Dougherty reports that the recession has helped to widen the gap between college and high school graduates, demonstrating, in rather unfortunate terms, how a college degree impacts one’s long-term professional wellbeing. Unemployed graduates seem to be finding work with greater ease: whereas job seekers with a college degree have toiled to find a job for an average of 18.4 weeks, job seekers without such background have remained unemployed for an average of 27.5 weeks. The most important statistic examined by Dougherty, however, only look at the issue of job security through a quantitative lens.

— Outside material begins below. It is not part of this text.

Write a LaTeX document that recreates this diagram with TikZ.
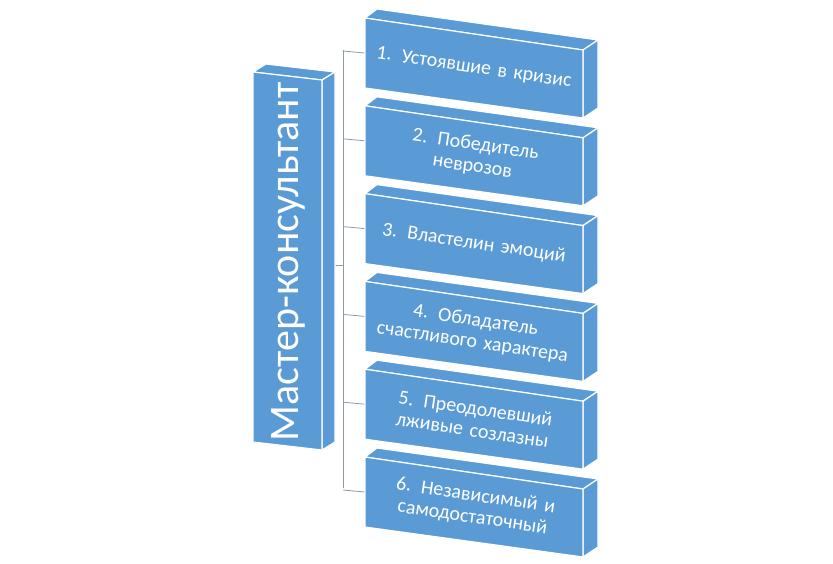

Dougherty explains that “[t]he unemployment rate for workers 25-and-older with a bachelor’s degree or higher was 4.6% in August, for example, compared with 10.3% for those with just a high-school diploma.” This 5.7% gap grew throughout the recession, at the beginning of which in 2007, the gap was considerably smaller, at only 2.6 %. This statistic demonstrates what impact a college degree can have on job security in, what is considered, the worst economic conditions in over a half-century. Though, and as I mention above, this statistic paints an incomplete picture. Dougherty does temper his claims, admitting, “a diploma is [no longer] the slam-dunk it once was,” and is no longer a guarantee that one’s wage will outmatch inflation. Nevertheless, Lawrence Mishel of the Economic Policy Institute points out, that the American people, despite their educational background, are still in the midst of a period of collective economic hardship.